Combustible Material:

Deployed systems consume about three-quarters of DOD’s total energy needs, yet there are few policies, procedures, or reporting requirements at these levels and no one in charge of monitoring them, finds a new study by the Defense Science Board on the Pentagon’s energy strategy. “The lack of leadership” at these levels is a root cause of DOD’s energy problem, the board says. Accordingly, it recommends a department-wide strategic plan that establishes measurable goals and establishes clear responsibility and accountability.

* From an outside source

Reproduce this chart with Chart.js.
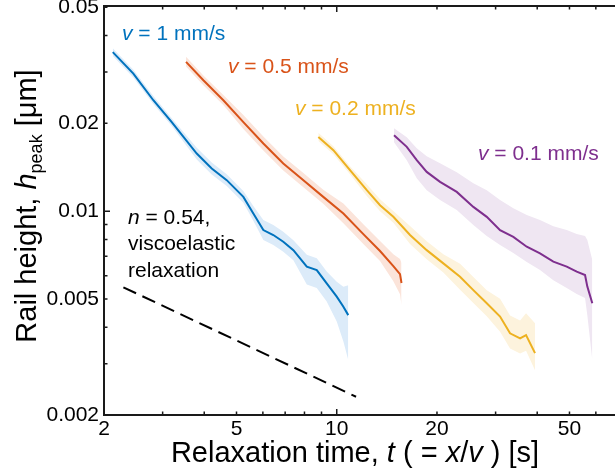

The report states that DOD faces two principal energy challenges: “an unnecessarily high and growing fuel demand” that compromises operational capability and can jeopardize mission success; and the vulnerability of military installations and the critical missions that they support “to loss from commercial power outage and inadequate backup power supplies.” In addition to the strategic plan, the DSB says the Pentagon’s leadership should accelerate efforts to implement energy efficiency as a key performance parameter in its acquisition programs and factor the “fully burdened cost of fuel” throughout its acquisition trades. It recommends making the military installation less reliant on the commercial power grid and advocates investment in efficient and alternative energy technologies—the Air Force already leads the way in this within DOD. Furthers, the board advocates exploiting near-term opportunities to deduce energy use, such as increased use of simulators and limiting afterburner use.